• [What to work on]: Strip the pictures and reproduce the rest of the listing exactly.

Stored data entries
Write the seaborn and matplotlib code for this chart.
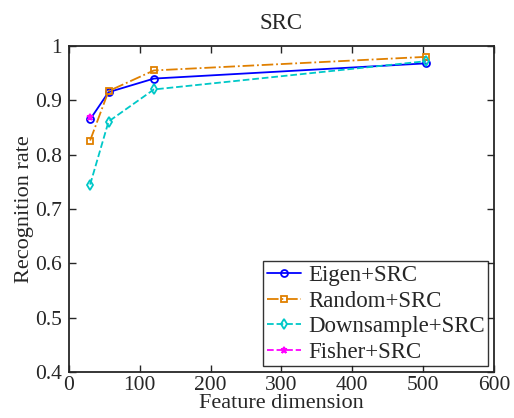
import matplotlib
matplotlib.use("Agg")
import matplotlib.pyplot as plt
import seaborn as sns
import pandas as pd

dims = [30, 56, 120, 504]
eigen = [0.865, 0.915, 0.94, 0.968]
random_ = [0.826, 0.917, 0.955, 0.980]
down = [0.745, 0.861, 0.920, 0.972]
fisher_dims = [30]
fisher = [0.869]

names = ["Eigen+SRC", "Random+SRC", "Downsample+SRC", "Fisher+SRC"]
colors = ["#0000FF", "#E08000", "#00C8C8", "#FF00FF"]
markers = ["o", "s", "d", "*"]
linestyles = ["-", "-.", "--", "--"]

sns.set_style("ticks")
plt.rcParams["font.family"] = ["Liberation Serif", "DejaVu Serif"]
plt.rcParams["mathtext.fontset"] = "stix"

fig = plt.figure(figsize=(5.14, 4.18), dpi=100)
ax = fig.add_axes([0.134, 0.110, 0.827, 0.780])

series = [(dims, eigen), (dims, random_), (dims, down), (fisher_dims, fisher)]
for (xs, ys), name, c, m, ls in zip(series, names, colors, markers, linestyles):
    df = pd.DataFrame({"x": xs, "y": ys})
    sns.lineplot(data=df, x="x", y="y", ax=ax, color=c, marker=m, linestyle=ls,
                 linewidth=1.3, markersize=5, markerfacecolor="none",
                 markeredgecolor=c, markeredgewidth=1.3, label=name)

ax.set_xlim(0, 600)
ax.set_ylim(0.4, 1.0)
ax.set_xticks([0, 100, 200, 300, 400, 500, 600])
ax.set_yticks([0.4, 0.5, 0.6, 0.7, 0.8, 0.9, 1.0])
ax.set_yticklabels(["0.4", "0.5", "0.6", "0.7", "0.8", "0.9", "1"])
ax.tick_params(direction="in", top=True, right=True, labelsize=15.5, length=5, width=1)
ax.tick_params(axis="x", pad=3)
ax.tick_params(axis="y", pad=5)
for s in ax.spines.values():
    s.set_linewidth(1.3)
    s.set_visible(True)
ax.set_xlabel("Feature dimension", fontsize=16, labelpad=-1)
ax.set_ylabel("Recognition rate", fontsize=16, labelpad=1)
ax.set_title("SRC", fontsize=16.5, pad=12)

leg = ax.legend(loc="lower right", fontsize=16.5, frameon=True, fancybox=False,
                edgecolor="black", borderpad=0.15, labelspacing=0.2,
                handlelength=1.5, handletextpad=0.3, borderaxespad=0.25)
leg.get_frame().set_linewidth(1.0)

fig.savefig("out.png", dpi=100)
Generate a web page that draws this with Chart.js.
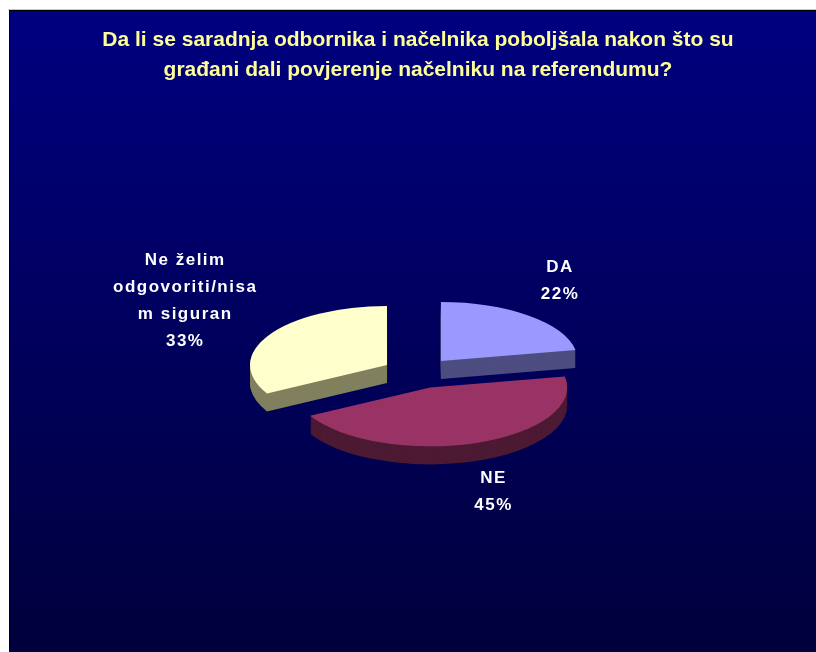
<!DOCTYPE html>
<html>
<head>
<meta charset="utf-8">
<script src="https://cdn.jsdelivr.net/npm/chart.js@4.4.0/dist/chart.umd.min.js"></script>
<style>
  html, body { margin: 0; padding: 0; background: #fff; }
  canvas { display: block; }
</style>
</head>
<body>
<canvas id="pie3d" width="816" height="652"></canvas>
<script>
// Chart data
const titleLines = ['Da li se saradnja odbornika i načelnika poboljšala nakon što su', 'građani dali povjerenje načelniku na referendumu?'];
const categories = ['DA', 'NE', ['Ne želim', 'odgovoriti/nisa', 'm siguran']];
const shares = [22, 45, 33];
const topColors = ['#9999FF', '#993366', '#FFFFCC'];
const sideColors = ['#4D4D80', '#4D1A33', '#80805F'];

// fake 3d look
const tilt = 0.43;
const depth = 18;
const explode = 36;

function squash(ctx, cy) {
    ctx.translate(0, cy);
    ctx.scale(1, tilt);
    ctx.translate(0, -cy);
}

function midAngle(arc) {
    return (arc.startAngle + arc.endAngle) / 2;
}

function shift(arc) {
    const mid = midAngle(arc);
    return [Math.cos(mid) * explode, Math.sin(mid) * explode * tilt];
}

const pie3d = {
    id: 'pie3d',
    beforeDraw(chart) {
        const ctx = chart.ctx;
        ctx.save();
        ctx.fillStyle = '#fff';
        ctx.fillRect(0, 0, chart.width, chart.height);
        const grad = ctx.createLinearGradient(0, 10, 0, chart.height);
        grad.addColorStop(0, '#000080');
        grad.addColorStop(1, '#00003C');
        ctx.fillStyle = grad;
        ctx.fillRect(9, 10, chart.width - 9, chart.height - 10);
        ctx.fillStyle = '#c8c8c8';
        ctx.fillRect(8, 9, chart.width - 8, 1);
        ctx.fillStyle = '#000';
        ctx.fillRect(9, 10, chart.width - 9, 1);
        ctx.fillRect(9, 10, 1, chart.height - 10);
        ctx.restore();
    },
    beforeDatasetsDraw(chart) {
        const ctx = chart.ctx;
        const arcs = chart.getDatasetMeta(0).data.map((arc, i) => ({arc, i}));
        // back slices first
        arcs.sort((a, b) => Math.sin(midAngle(a.arc)) - Math.sin(midAngle(b.arc)));

        arcs.forEach(({arc, i}) => {
            const [dx, dy] = shift(arc);
            ctx.fillStyle = sideColors[i];
            for (let d = depth; d >= 1; d--) {
                ctx.save();
                ctx.translate(dx, dy + d);
                squash(ctx, arc.y);
                ctx.beginPath();
                ctx.moveTo(arc.x, arc.y);
                ctx.arc(arc.x, arc.y, arc.outerRadius, arc.startAngle, arc.endAngle);
                ctx.closePath();
                ctx.fill();
                ctx.restore();
            }
        });

        arcs.forEach(({arc}) => {
            const [dx, dy] = shift(arc);
            ctx.save();
            ctx.translate(dx, dy);
            squash(ctx, arc.y);
            arc.draw(ctx);
            ctx.restore();
        });
        return false;
    },
    afterDraw(chart) {
        const ctx = chart.ctx;
        const arcs = chart.getDatasetMeta(0).data;
        const total = shares.reduce((a, b) => a + b, 0);
        ctx.save();
        ctx.font = 'bold 17px "Liberation Sans", Arial, sans-serif';
        ctx.letterSpacing = '1.5px';
        ctx.fillStyle = '#fff';
        ctx.textAlign = 'center';
        ctx.textBaseline = 'middle';
        arcs.forEach((arc, i) => {
            const mid = midAngle(arc);
            const lines = [].concat(categories[i], Math.round(shares[i] / total * 100) + '%');
            let w = 0;
            lines.forEach(t => { w = Math.max(w, ctx.measureText(t).width); });
            const lh = 27;
            const lx = arc.x + Math.cos(mid) * (arc.outerRadius * 1.5 + w * 0.45);
            const ly = arc.y + Math.sin(mid) * arc.outerRadius * 0.9 + 3 - (lines.length - 2) * 6;
            lines.forEach((t, j) => {
                ctx.fillText(t, lx, ly + (j - (lines.length - 1) / 2) * lh);
            });
        });
        ctx.restore();
    }
};

new Chart(document.getElementById('pie3d'), {
    type: 'pie',
    data: {
        labels: categories,
        datasets: [{
            data: shares,
            backgroundColor: topColors,
            borderWidth: 0
        }]
    },
    options: {
        responsive: false,
        animation: false,
        radius: 137,
        layout: {
            padding: {top: 10, left: 30, right: 10, bottom: 0}
        },
        plugins: {
            legend: {display: false},
            tooltip: {enabled: false},
            title: {
                display: true,
                text: titleLines,
                color: '#FFFF99',
                font: {family: '"Liberation Sans", Arial, sans-serif', size: 21, weight: 'bold', lineHeight: 1.4},
                padding: {top: 16, bottom: 9}
            }
        }
    },
    plugins: [pie3d]
});
</script>
</body>
</html>
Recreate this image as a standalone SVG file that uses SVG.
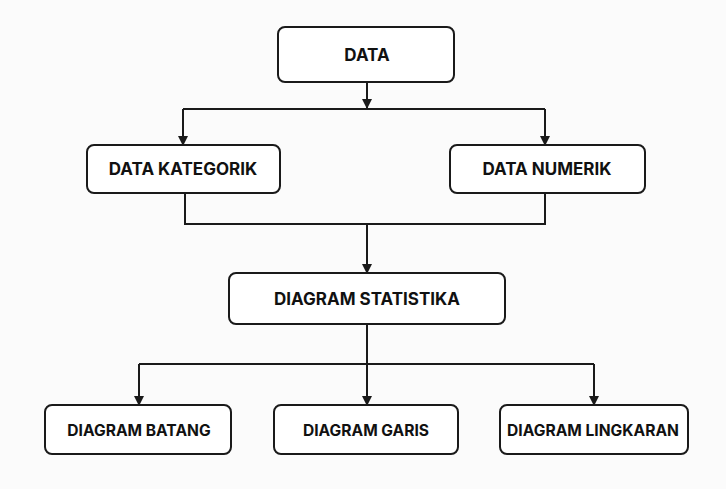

• [Answer for this exercise]:
Write the seaborn and matplotlib code for this chart.
import matplotlib
matplotlib.use("Agg")
import matplotlib.pyplot as plt
import seaborn as sns
import pandas as pd

dims = [30, 56, 120, 504]
eigen = [0.865, 0.915, 0.94, 0.968]
random_ = [0.826, 0.917, 0.955, 0.980]
down = [0.745, 0.861, 0.920, 0.972]
fisher_dims = [30]
fisher = [0.869]

names = ["Eigen+SRC", "Random+SRC", "Downsample+SRC", "Fisher+SRC"]
colors = ["#0000FF", "#E08000", "#00C8C8", "#FF00FF"]
markers = ["o", "s", "d", "*"]
linestyles = ["-", "-.", "--", "--"]

sns.set_style("ticks")
plt.rcParams["font.family"] = ["Liberation Serif", "DejaVu Serif"]
plt.rcParams["mathtext.fontset"] = "stix"

fig = plt.figure(figsize=(5.14, 4.18), dpi=100)
ax = fig.add_axes([0.134, 0.110, 0.827, 0.780])

series = [(dims, eigen), (dims, random_), (dims, down), (fisher_dims, fisher)]
for (xs, ys), name, c, m, ls in zip(series, names, colors, markers, linestyles):
    df = pd.DataFrame({"x": xs, "y": ys})
    sns.lineplot(data=df, x="x", y="y", ax=ax, color=c, marker=m, linestyle=ls,
                 linewidth=1.3, markersize=5, markerfacecolor="none",
                 markeredgecolor=c, markeredgewidth=1.3, label=name)

ax.set_xlim(0, 600)
ax.set_ylim(0.4, 1.0)
ax.set_xticks([0, 100, 200, 300, 400, 500, 600])
ax.set_yticks([0.4, 0.5, 0.6, 0.7, 0.8, 0.9, 1.0])
ax.set_yticklabels(["0.4", "0.5", "0.6", "0.7", "0.8", "0.9", "1"])
ax.tick_params(direction="in", top=True, right=True, labelsize=15.5, length=5, width=1)
ax.tick_params(axis="x", pad=3)
ax.tick_params(axis="y", pad=5)
for s in ax.spines.values():
    s.set_linewidth(1.3)
    s.set_visible(True)
ax.set_xlabel("Feature dimension", fontsize=16, labelpad=-1)
ax.set_ylabel("Recognition rate", fontsize=16, labelpad=1)
ax.set_title("SRC", fontsize=16.5, pad=12)

leg = ax.legend(loc="lower right", fontsize=16.5, frameon=True, fancybox=False,
                edgecolor="black", borderpad=0.15, labelspacing=0.2,
                handlelength=1.5, handletextpad=0.3, borderaxespad=0.25)
leg.get_frame().set_linewidth(1.0)

fig.savefig("out.png", dpi=100)
Generate a web page that draws this with Chart.js.
<!DOCTYPE html>
<html>
<head>
<meta charset="utf-8">
<script src="https://cdn.jsdelivr.net/npm/chart.js@4.4.0/dist/chart.umd.min.js"></script>
<style>
  html, body { margin: 0; padding: 0; background: #fff; }
  canvas { display: block; }
</style>
</head>
<body>
<canvas id="pie3d" width="816" height="652"></canvas>
<script>
// Chart data
const titleLines = ['Da li se saradnja odbornika i načelnika poboljšala nakon što su', 'građani dali povjerenje načelniku na referendumu?'];
const categories = ['DA', 'NE', ['Ne želim', 'odgovoriti/nisa', 'm siguran']];
const shares = [22, 45, 33];
const topColors = ['#9999FF', '#993366', '#FFFFCC'];
const sideColors = ['#4D4D80', '#4D1A33', '#80805F'];

// fake 3d look
const tilt = 0.43;
const depth = 18;
const explode = 36;

function squash(ctx, cy) {
    ctx.translate(0, cy);
    ctx.scale(1, tilt);
    ctx.translate(0, -cy);
}

function midAngle(arc) {
    return (arc.startAngle + arc.endAngle) / 2;
}

function shift(arc) {
    const mid = midAngle(arc);
    return [Math.cos(mid) * explode, Math.sin(mid) * explode * tilt];
}

const pie3d = {
    id: 'pie3d',
    beforeDraw(chart) {
        const ctx = chart.ctx;
        ctx.save();
        ctx.fillStyle = '#fff';
        ctx.fillRect(0, 0, chart.width, chart.height);
        const grad = ctx.createLinearGradient(0, 10, 0, chart.height);
        grad.addColorStop(0, '#000080');
        grad.addColorStop(1, '#00003C');
        ctx.fillStyle = grad;
        ctx.fillRect(9, 10, chart.width - 9, chart.height - 10);
        ctx.fillStyle = '#c8c8c8';
        ctx.fillRect(8, 9, chart.width - 8, 1);
        ctx.fillStyle = '#000';
        ctx.fillRect(9, 10, chart.width - 9, 1);
        ctx.fillRect(9, 10, 1, chart.height - 10);
        ctx.restore();
    },
    beforeDatasetsDraw(chart) {
        const ctx = chart.ctx;
        const arcs = chart.getDatasetMeta(0).data.map((arc, i) => ({arc, i}));
        // back slices first
        arcs.sort((a, b) => Math.sin(midAngle(a.arc)) - Math.sin(midAngle(b.arc)));

        arcs.forEach(({arc, i}) => {
            const [dx, dy] = shift(arc);
            ctx.fillStyle = sideColors[i];
            for (let d = depth; d >= 1; d--) {
                ctx.save();
                ctx.translate(dx, dy + d);
                squash(ctx, arc.y);
                ctx.beginPath();
                ctx.moveTo(arc.x, arc.y);
                ctx.arc(arc.x, arc.y, arc.outerRadius, arc.startAngle, arc.endAngle);
                ctx.closePath();
                ctx.fill();
                ctx.restore();
            }
        });

        arcs.forEach(({arc}) => {
            const [dx, dy] = shift(arc);
            ctx.save();
            ctx.translate(dx, dy);
            squash(ctx, arc.y);
            arc.draw(ctx);
            ctx.restore();
        });
        return false;
    },
    afterDraw(chart) {
        const ctx = chart.ctx;
        const arcs = chart.getDatasetMeta(0).data;
        const total = shares.reduce((a, b) => a + b, 0);
        ctx.save();
        ctx.font = 'bold 17px "Liberation Sans", Arial, sans-serif';
        ctx.letterSpacing = '1.5px';
        ctx.fillStyle = '#fff';
        ctx.textAlign = 'center';
        ctx.textBaseline = 'middle';
        arcs.forEach((arc, i) => {
            const mid = midAngle(arc);
            const lines = [].concat(categories[i], Math.round(shares[i] / total * 100) + '%');
            let w = 0;
            lines.forEach(t => { w = Math.max(w, ctx.measureText(t).width); });
            const lh = 27;
            const lx = arc.x + Math.cos(mid) * (arc.outerRadius * 1.5 + w * 0.45);
            const ly = arc.y + Math.sin(mid) * arc.outerRadius * 0.9 + 3 - (lines.length - 2) * 6;
            lines.forEach((t, j) => {
                ctx.fillText(t, lx, ly + (j - (lines.length - 1) / 2) * lh);
            });
        });
        ctx.restore();
    }
};

new Chart(document.getElementById('pie3d'), {
    type: 'pie',
    data: {
        labels: categories,
        datasets: [{
            data: shares,
            backgroundColor: topColors,
            borderWidth: 0
        }]
    },
    options: {
        responsive: false,
        animation: false,
        radius: 137,
        layout: {
            padding: {top: 10, left: 30, right: 10, bottom: 0}
        },
        plugins: {
            legend: {display: false},
            tooltip: {enabled: false},
            title: {
                display: true,
                text: titleLines,
                color: '#FFFF99',
                font: {family: '"Liberation Sans", Arial, sans-serif', size: 21, weight: 'bold', lineHeight: 1.4},
                padding: {top: 16, bottom: 9}
            }
        }
    },
    plugins: [pie3d]
});
</script>
</body>
</html>
Recreate this image as a standalone SVG file that uses SVG.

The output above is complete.